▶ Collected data
--------

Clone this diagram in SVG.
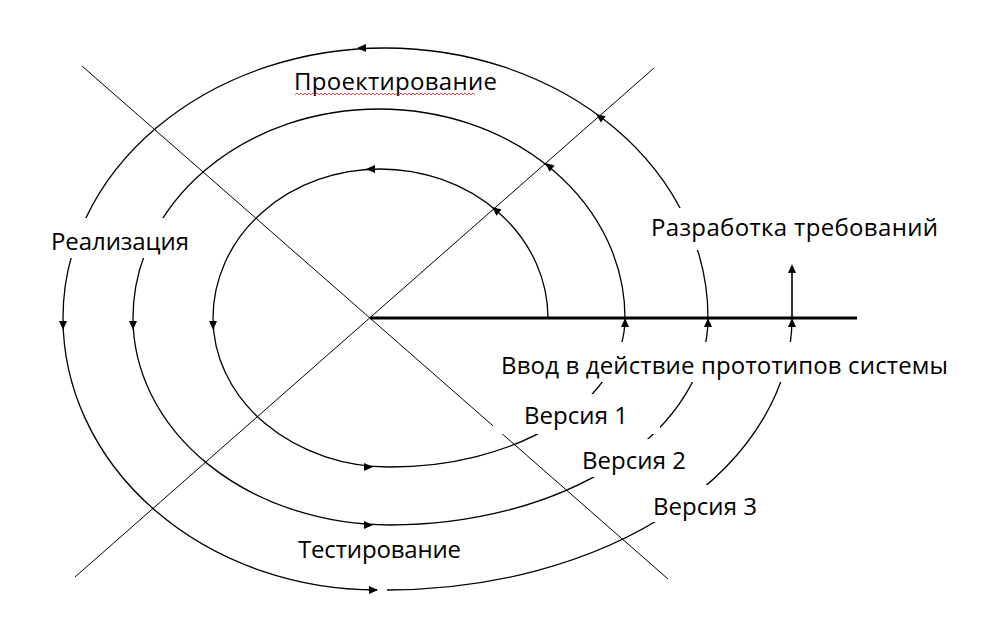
<svg xmlns="http://www.w3.org/2000/svg" xmlns:xlink="http://www.w3.org/1999/xlink" width="982" height="632" viewBox="0 0 982 632">
<style>
.arc{fill:none;stroke:#000;stroke-width:1.3}
.diag{fill:none;stroke:#000;stroke-width:1}
.axis{fill:none;stroke:#000;stroke-width:3}
.stem{fill:none;stroke:#000;stroke-width:1.6}
.bg{fill:#fff;stroke:none}
.lbl{font-family:"Open Sans","Noto Sans","Liberation Sans",sans-serif;font-size:24px;fill:#000}
.squig{fill:none;stroke:#e03a3a;stroke-width:0.9}
</style>
<defs>
<path id="ah" d="M0,0 L-9,-4 L-9,4 Z" fill="#000"/>
</defs>
<rect width="982" height="632" fill="#fff"/>
<g id="connectors">
<line class="diag" x1="82" y1="66" x2="668" y2="579"/>
<line class="diag" x1="654" y1="68" x2="75" y2="577"/>
<line class="axis" x1="370" y1="318" x2="857" y2="318"/>
<path id="turn1" class="arc" d="M548,318 A168,149 0 0 0 380,169 A167,149 0 0 0 213,318 A177,149 0 0 0 390,467 A235,149 0 0 0 625,318"/>
<path id="turn2" class="arc" d="M625,318 A246,209 0 0 0 379,109 A246,209 0 0 0 133,318 A257,207 0 0 0 390,525 A318,207 0 0 0 708,318"/>
<path id="turn3" class="arc" d="M708,318 A323,270 0 0 0 385,48 A322,270 0 0 0 63,318 A314,272 0 0 0 377,590 M387,590 A405,272 0 0 0 792,318"/>
<line class="stem" x1="792" y1="318" x2="792" y2="268"/>
<g id="arrowheads">
<use xlink:href="#ah" transform="translate(357,48) rotate(180)"/>
<use xlink:href="#ah" transform="translate(366,169) rotate(180)"/>
<use xlink:href="#ah" transform="translate(596,114) rotate(216.5)"/>
<use xlink:href="#ah" transform="translate(545,163) rotate(218)"/>
<use xlink:href="#ah" transform="translate(492,207) rotate(219)"/>
<use xlink:href="#ah" transform="translate(63,330) rotate(90)"/>
<use xlink:href="#ah" transform="translate(133,330) rotate(90)"/>
<use xlink:href="#ah" transform="translate(213,330) rotate(90)"/>
<use xlink:href="#ah" transform="translate(373,467) rotate(0)"/>
<use xlink:href="#ah" transform="translate(373,525) rotate(0)"/>
<use xlink:href="#ah" transform="translate(378,590) rotate(0)"/>
<use xlink:href="#ah" transform="translate(625,318) rotate(-90)"/>
<use xlink:href="#ah" transform="translate(708,318) rotate(-90)"/>
<use xlink:href="#ah" transform="translate(792,318) rotate(-90)"/>
<use xlink:href="#ah" transform="translate(792,264) rotate(-90)"/>
</g>
</g>
<g id="label-proektirovanie">
<text class="lbl" x="294" y="90" textLength="203">Проектирование</text>
<path class="squig" d="M295,95 l2,-2 2,2 2,-2 2,2 2,-2 2,2 2,-2 2,2 2,-2 2,2 2,-2 2,2 2,-2 2,2 2,-2 2,2 2,-2 2,2 2,-2 2,2 2,-2 2,2 2,-2 2,2 2,-2 2,2 2,-2 2,2 2,-2 2,2 2,-2 2,2 2,-2 2,2 2,-2 2,2 2,-2 2,2 2,-2 2,2 2,-2 2,2 2,-2 2,2 2,-2 2,2 2,-2 2,2 2,-2 2,2 2,-2 2,2 2,-2 2,2 2,-2 2,2 2,-2 2,2 2,-2 2,2 2,-2 2,2 2,-2 2,2 2,-2 2,2 2,-2 2,2 2,-2 2,2 2,-2 2,2 2,-2 2,2 2,-2 2,2 2,-2 2,2 2,-2 2,2 2,-2 2,2 2,-2 2,2 2,-2 2,2 2,-2 2,2 2,-2 2,2"/>
</g>
<g id="label-realizaciya">
<rect class="bg" x="40" y="218" width="165" height="40"/>
<text class="lbl" x="51" y="250" textLength="138">Реализация</text>
</g>
<g id="label-razrabotka">
<rect class="bg" x="640" y="208" width="305" height="42"/>
<text class="lbl" x="651" y="236" textLength="287">Разработка требований</text>
</g>
<g id="label-vvod">
<rect class="bg" x="490" y="342" width="465" height="40"/>
<text class="lbl" x="501" y="374" textLength="447">Ввод в действие прототипов системы</text>
</g>
<g id="label-versiya1">
<rect class="bg" x="493" y="394" width="167" height="40"/>
<text class="lbl" x="524" y="424" textLength="104">Версия 1</text>
</g>
<g id="label-versiya2">
<rect class="bg" x="575" y="439" width="130" height="38"/>
<text class="lbl" x="582" y="469" textLength="104">Версия 2</text>
</g>
<g id="label-versiya3">
<rect class="bg" x="630" y="485" width="160" height="37"/>
<text class="lbl" x="653" y="515" textLength="104">Версия 3</text>
</g>
<g id="label-testirovanie">
<text class="lbl" x="298" y="558" textLength="163">Тестирование</text>
</g>
</svg>
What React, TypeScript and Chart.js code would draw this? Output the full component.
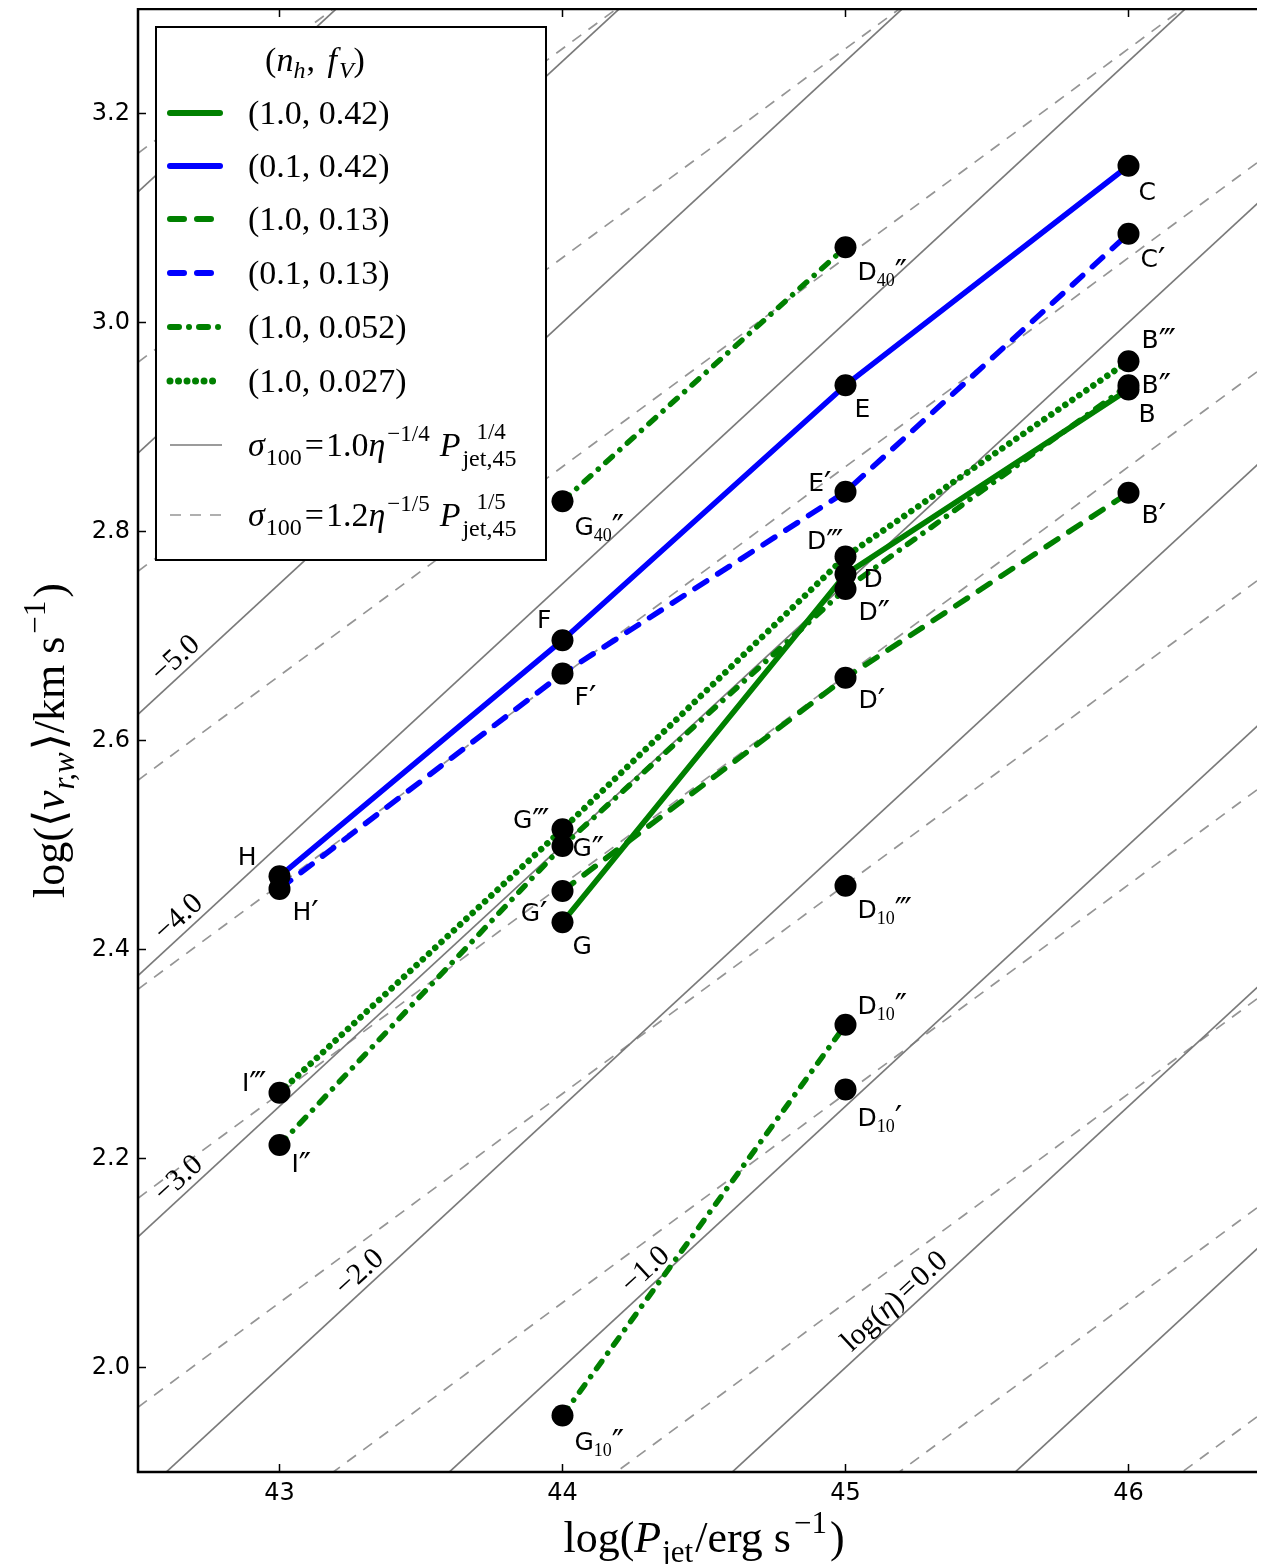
import { useEffect, useRef } from 'react';
import { Chart, registerables } from 'chart.js';

Chart.register(...registerables);

// Simulation runs: name, log jet power [erg/s], log mean radial outflow velocity [km/s]
const runNames = ['C', 'C′', 'B‴', 'B″', 'B', 'B′',
  'D40″', 'E', 'E′', 'D‴', 'D', 'D″', 'D′', 'D10‴', 'D10″', 'D10′',
  'G40″', 'F', 'F′', 'G‴', 'G″', 'G′', 'G', 'G10″',
  'H', 'H′', 'I‴', 'I″'];
const runLogP = [46, 46, 46, 46, 46, 46,
  45, 45, 45, 45, 45, 45, 45, 45, 45, 45,
  44, 44, 44, 44, 44, 44, 44, 44,
  43, 43, 43, 43];
const runLogV = [3.150, 3.085, 2.963, 2.940, 2.936, 2.837,
  3.072, 2.940, 2.838, 2.776, 2.759, 2.745, 2.660, 2.461, 2.328, 2.266,
  2.829, 2.696, 2.664, 2.515, 2.499, 2.456, 2.426, 1.954,
  2.470, 2.458, 2.263, 2.213];

// Runs sharing the same (n_h, f_V) are joined by a line
const seriesLabels = ['(1.0, 0.42)', '(0.1, 0.42)', '(1.0, 0.13)', '(0.1, 0.13)', '(1.0, 0.052)', '(1.0, 0.027)'];
const seriesRuns: string[][][] = [
  [['G', 'D', 'B']],
  [['H', 'F', 'E', 'C']],
  [['G′', 'D′', 'B′']],
  [['H′', 'F′', 'E′', 'C′']],
  [['I″', 'G″', 'D″', 'B″'], ['G40″', 'D40″'], ['G10″', 'D10″']],
  [['I‴', 'G‴', 'D‴', 'B‴']],
];

// Reference relations sigma_100 = A eta^(-k) P_jet,45^k, drawn for integer log(eta)
const etaValues = [-8, -7, -6, -5, -4, -3, -2, -1, 0, 1, 2];
const solidLogNorm = 0.0;   // dex, k = 1/4
const dashedLogNorm = 0.062; // dex, k = 1/5
const etaLabelValues = [-5, -4, -3, -2, -1, 0];
const etaLabelLogP = [42.67, 42.68, 42.68, 43.32, 44.33, 45.21];

const xTicks = [43, 44, 45, 46];
const yTicks = [2.0, 2.2, 2.4, 2.6, 2.8, 3.0, 3.2];

const SERIF = "'Liberation Serif', 'DejaVu Serif', serif";
const SANS = "'DejaVu Sans', sans-serif";
const GREEN = '#008000';
const BLUE = '#0000ff';

const seriesStyle = [
  { color: GREEN, dash: [] as number[], width: 5.5 },
  { color: BLUE, dash: [] as number[], width: 5.5 },
  { color: GREEN, dash: [14, 13], width: 5.5 },
  { color: BLUE, dash: [14, 13], width: 5.5 },
  { color: GREEN, dash: [9, 10, 0.01, 10], width: 5.5 },
  { color: GREEN, dash: [0.01, 8.5], width: 6.5 },
];

// label placement around each marker: [dx, dy of text centre, anchor side]
const labelPlace: Record<string, [number, number, 'l' | 'r']> = {
  'C': [10, 25, 'l'], 'C′': [12, 24, 'l'], 'B‴': [13, -22, 'l'], 'B″': [13, -1, 'l'], 'B': [10, 24, 'l'], 'B′': [13, 21, 'l'],
  'D40″': [12, 24, 'l'], 'E': [9, 23, 'l'], 'E′': [-14, -10, 'r'], 'D‴': [-2, -17, 'r'], 'D': [18, 4, 'l'], 'D″': [13, 22, 'l'],
  'D′': [13, 21, 'l'], 'D10‴': [12, 23, 'l'], 'D10″': [12, -20, 'l'], 'D10′': [12, 27, 'l'],
  'G40″': [12, 25, 'l'], 'F': [-11, -21, 'r'], 'F′': [12, 22, 'l'], 'G‴': [-13, -10, 'r'], 'G″': [10, 1, 'l'],
  'G′': [-15, 21, 'r'], 'G': [10, 23, 'l'], 'G10″': [12, 25, 'l'],
  'H': [-23, -20, 'r'], 'H′': [13, 22, 'l'], 'I‴': [-13, -11, 'r'], 'I″': [12, 18, 'l'],
};

type Run = { t: string; size: number; italic?: boolean; dy?: number; family?: string; gap?: number; sup?: Run; };

function runFont(r: Run) {
  return `${r.italic ? 'italic ' : ''}${r.size}px ${r.family ?? SERIF}`;
}

function runWidth(ctx: CanvasRenderingContext2D, r: Run) {
  ctx.font = runFont(r);
  let w = ctx.measureText(r.t).width;
  if (r.sup) {
    ctx.font = runFont(r.sup);
    w = Math.max(w, (r.sup.gap ?? 0) + ctx.measureText(r.sup.t).width);
  }
  return w + (r.gap ?? 0);
}

function drawRuns(ctx: CanvasRenderingContext2D, runs: Run[], x: number, y: number, align: 'left' | 'center' | 'right' = 'left') {
  const total = runs.reduce((s, r) => s + runWidth(ctx, r), 0);
  let cx = align === 'center' ? x - total / 2 : align === 'right' ? x - total : x;
  ctx.textAlign = 'left';
  ctx.textBaseline = 'alphabetic';
  for (const r of runs) {
    const w = runWidth(ctx, r);
    ctx.font = runFont(r);
    ctx.fillText(r.t, cx, y + (r.dy ?? 0));
    if (r.sup) {
      ctx.font = runFont(r.sup);
      ctx.fillText(r.sup.t, cx + (r.sup.gap ?? 0), y + (r.sup.dy ?? 0));
    }
    cx += w;
  }
}

function lineValue(eta: number, logP: number, logNorm: number, k: number) {
  return 2 + logNorm + k * (logP - 45) - k * eta;
}

function indexOfRun(name: string) {
  return runNames.indexOf(name);
}

function splitName(name: string) {
  const m = name.match(/^([A-Z])(\d*)(.*)$/);
  return m ? { base: m[1], sub: m[2], primes: m[3] } : { base: name, sub: '', primes: '' };
}

export default function App() {
  const canvasRef = useRef<HTMLCanvasElement | null>(null);

  useEffect(() => {
    const canvas = canvasRef.current;
    if (!canvas) return;

    const datasets: any[] = [];

    // markers (drawn on top)
    datasets.push({
      data: runLogP.map((x, i) => ({ x, y: runLogV[i] })),
      showLine: false,
      pointRadius: 11,
      pointHoverRadius: 11,
      pointBackgroundColor: '#000',
      pointBorderWidth: 0,
      order: 0,
    });

    // series lines
    seriesRuns.forEach((chains, s) => {
      chains.forEach((chain) => {
        datasets.push({
          data: chain.map((n) => {
            const i = indexOfRun(n);
            return { x: runLogP[i], y: runLogV[i] };
          }),
          showLine: true,
          pointRadius: 0,
          borderColor: seriesStyle[s].color,
          borderWidth: seriesStyle[s].width,
          borderDash: seriesStyle[s].dash,
          borderCapStyle: 'round',
          borderJoinStyle: 'round',
          order: 1,
        });
      });
    });

    // eta reference lines
    etaValues.forEach((eta) => {
      datasets.push({
        data: [42.5, 46.5].map((p) => ({ x: p, y: lineValue(eta, p, solidLogNorm, 0.25) })),
        showLine: true, pointRadius: 0, borderColor: '#7a7a7a', borderWidth: 1.7, order: 2,
      });
      datasets.push({
        data: [42.5, 46.5].map((p) => ({ x: p, y: lineValue(eta, p, dashedLogNorm, 0.2) })),
        showLine: true, pointRadius: 0, borderColor: '#959595', borderWidth: 1.7, borderDash: [11, 9], order: 2,
      });
    });

    const decor = {
      id: 'decor',
      afterDraw(chart: any) {
        const ctx: CanvasRenderingContext2D = chart.ctx;
        const ca = chart.chartArea;
        const xs = chart.scales.x;
        const ys = chart.scales.y;
        ctx.save();

        // contour labels along the solid lines
        ctx.fillStyle = '#000';
        etaLabelValues.forEach((eta, i) => {
          const p = etaLabelLogP[i];
          const px = xs.getPixelForValue(p);
          const py = ys.getPixelForValue(lineValue(eta, p, solidLogNorm, 0.25));
          const px2 = xs.getPixelForValue(p + 1);
          const py2 = ys.getPixelForValue(lineValue(eta, p + 1, solidLogNorm, 0.25));
          const ang = Math.atan2(py2 - py, px2 - px);
          ctx.save();
          ctx.translate(px, py);
          ctx.rotate(ang);
          const num = (eta < 0 ? '−' : '') + Math.abs(eta).toFixed(1);
          const runs: Run[] = eta === 0
            ? [{ t: 'log(', size: 30 }, { t: 'η', size: 30, italic: true }, { t: ')', size: 30, gap: 3 }, { t: '=', size: 30, gap: 2 }, { t: num, size: 30 }]
            : [{ t: num, size: 30 }];
          drawRuns(ctx, runs, 0, -7, 'center');
          ctx.restore();
        });

        // marker labels
        const pts = chart.getDatasetMeta(0).data;
        runNames.forEach((name, i) => {
          const el = pts[i];
          const place = labelPlace[name];
          if (!el || !place) return;
          const { base, sub, primes } = splitName(name);
          const runs: Run[] = [{ t: base, size: 25, family: SANS }];
          if (sub) runs.push({ t: sub, size: 18, dy: 6 });
          if (primes) runs.push({ t: primes, size: 33, family: SANS, dy: sub ? 4 : 5 });
          const bx = el.x + place[0];
          const by = el.y + place[1] + 9;
          drawRuns(ctx, runs, bx, by, place[2] === 'l' ? 'left' : 'right');
        });

        // spines, inward ticks and tick labels
        ctx.strokeStyle = '#000';
        ctx.lineWidth = 1.5;
        ctx.beginPath();
        xTicks.forEach((v) => {
          const x = xs.getPixelForValue(v);
          ctx.moveTo(x, ca.bottom); ctx.lineTo(x, ca.bottom - 8);
          ctx.moveTo(x, ca.top); ctx.lineTo(x, ca.top + 8);
        });
        yTicks.forEach((v) => {
          const y = ys.getPixelForValue(v);
          ctx.moveTo(ca.left, y); ctx.lineTo(ca.left + 8, y);
          ctx.moveTo(ca.right, y); ctx.lineTo(ca.right - 8, y);
        });
        ctx.stroke();
        ctx.lineWidth = 2.5;
        ctx.beginPath();
        ctx.moveTo(ca.right + 2, ca.top);
        ctx.lineTo(ca.left, ca.top);
        ctx.lineTo(ca.left, ca.bottom);
        ctx.lineTo(ca.right + 2, ca.bottom);
        ctx.stroke();

        ctx.fillStyle = '#000';
        ctx.font = `24px ${SANS}`;
        ctx.textAlign = 'center';
        ctx.textBaseline = 'top';
        xTicks.forEach((v) => {
          ctx.fillText(String(v), xs.getPixelForValue(v), ca.bottom + 10);
        });
        ctx.textAlign = 'right';
        ctx.textBaseline = 'middle';
        yTicks.forEach((v) => {
          ctx.fillText(v.toFixed(1), ca.left - 8, ys.getPixelForValue(v));
        });

        // legend
        const lx = ca.left + 18;
        const ly = ca.top + 18;
        ctx.fillStyle = '#fff';
        ctx.fillRect(lx, ly, 390, 533);
        ctx.lineWidth = 2;
        ctx.strokeStyle = '#000';
        ctx.strokeRect(lx, ly, 390, 533);
        ctx.fillStyle = '#000';
        drawRuns(ctx, [
          { t: '(', size: 34 }, { t: 'n', size: 34, italic: true }, { t: 'h', size: 24, italic: true, dy: 7, gap: 1 },
          { t: ', ', size: 34, gap: 4 }, { t: 'f', size: 34, italic: true, gap: 2 }, { t: 'V', size: 24, italic: true, dy: 7 }, { t: ')', size: 34 },
        ], lx + 159, ly + 44, 'center');
        const rowY = [86, 139, 192, 246, 300, 354];
        seriesLabels.forEach((lab, i) => {
          const y = ly + rowY[i];
          ctx.save();
          ctx.strokeStyle = seriesStyle[i].color;
          ctx.lineWidth = seriesStyle[i].width + 0.5;
          ctx.lineCap = 'round';
          ctx.setLineDash(seriesStyle[i].dash);
          ctx.beginPath();
          ctx.moveTo(lx + 14, y);
          ctx.lineTo(lx + 64, y);
          ctx.stroke();
          ctx.restore();
          ctx.fillStyle = '#000';
          drawRuns(ctx, [{ t: lab, size: 34 }], lx + 92, y + 11);
        });
        const formulas: { y: number; a: string; k: string; dash: number[]; color: string }[] = [
          { y: 418, a: '1.0', k: '1/4', dash: [], color: '#7a7a7a' },
          { y: 488, a: '1.2', k: '1/5', dash: [11, 9], color: '#959595' },
        ];
        formulas.forEach((f) => {
          const y = ly + f.y;
          ctx.save();
          ctx.strokeStyle = f.color;
          ctx.lineWidth = 1.7;
          ctx.setLineDash(f.dash);
          ctx.beginPath();
          ctx.moveTo(lx + 14, y);
          ctx.lineTo(lx + 66, y);
          ctx.stroke();
          ctx.restore();
          ctx.fillStyle = '#000';
          drawRuns(ctx, [
            { t: 'σ', size: 34, italic: true, gap: 1 },
            { t: '100', size: 24, dy: 9, gap: 3 },
            { t: '=', size: 34, gap: 2 },
            { t: f.a, size: 34 },
            { t: 'η', size: 34, italic: true, gap: 2 },
            { t: '−' + f.k, size: 23, dy: -15, gap: 10 },
            { t: 'P', size: 34, italic: true, gap: 2 },
            { t: 'jet,45', size: 24, dy: 10, sup: { t: f.k, size: 23, dy: -17, gap: 14 } },
          ], lx + 92, y + 11);
        });

        // axis titles
        drawRuns(ctx, [
          { t: 'log(', size: 44 }, { t: 'P', size: 44, italic: true, gap: 1 }, { t: 'jet', size: 31, dy: 10, gap: 2 },
          { t: '/erg s', size: 44, gap: 3 }, { t: '−1', size: 31, dy: -19, gap: 3 }, { t: ')', size: 44 },
        ], (ca.left + ca.right) / 2, ca.bottom + 80, 'center');

        ctx.save();
        ctx.translate(ca.left - 74, (ca.top + ca.bottom) / 2);
        ctx.rotate(-Math.PI / 2);
        drawRuns(ctx, [
          { t: 'log(⟨', size: 44 }, { t: 'v', size: 44, italic: true, gap: 1 }, { t: 'r,w', size: 31, italic: true, dy: 10, gap: 2 },
          { t: '⟩/km s', size: 44, gap: 3 }, { t: '−1', size: 31, dy: -19, gap: 3 }, { t: ')', size: 44 },
        ], 0, 0, 'center');
        ctx.restore();

        ctx.restore();
      },
    };

    const chart = new Chart(canvas, {
      type: 'scatter',
      data: { datasets },
      options: {
        responsive: false,
        animation: false,
        devicePixelRatio: 1,
        events: [],
        layout: { autoPadding: false, padding: { top: 1, right: 18, left: 0, bottom: 0 } },
        plugins: { legend: { display: false }, tooltip: { enabled: false } },
        scales: {
          x: {
            type: 'linear', min: 42.5, max: 46.5,
            grid: { display: false, drawTicks: false },
            border: { display: false },
            afterBuildTicks: (s: any) => { s.ticks = xTicks.map((v) => ({ value: v })); },
            afterFit: (s: any) => { s.height = 92; s.paddingLeft = 0; s.paddingRight = 0; },
            ticks: { display: false },
          },
          y: {
            type: 'linear', min: 1.9, max: 3.3,
            grid: { display: false, drawTicks: false },
            border: { display: false },
            afterBuildTicks: (s: any) => { s.ticks = yTicks.map((v) => ({ value: v })); },
            afterFit: (s: any) => { s.width = 130; s.paddingTop = 0; s.paddingBottom = 0; },
            ticks: { display: false },
          },
        },
      },
      plugins: [decor],
    } as any);

    return () => chart.destroy();
  }, []);

  return (
    <div style={{ width: 1257, height: 1556, overflow: 'hidden', background: '#fff' }}>
      <canvas ref={canvasRef} width={1280} height={1556} style={{ display: 'block' }} />
    </div>
  );
}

--------

▶ The request
Pick out the lines containing the string "this".

▶ Correct answer
Clone this diagram in SVG.
What React, TypeScript and Chart.js code would draw this? Output the full component.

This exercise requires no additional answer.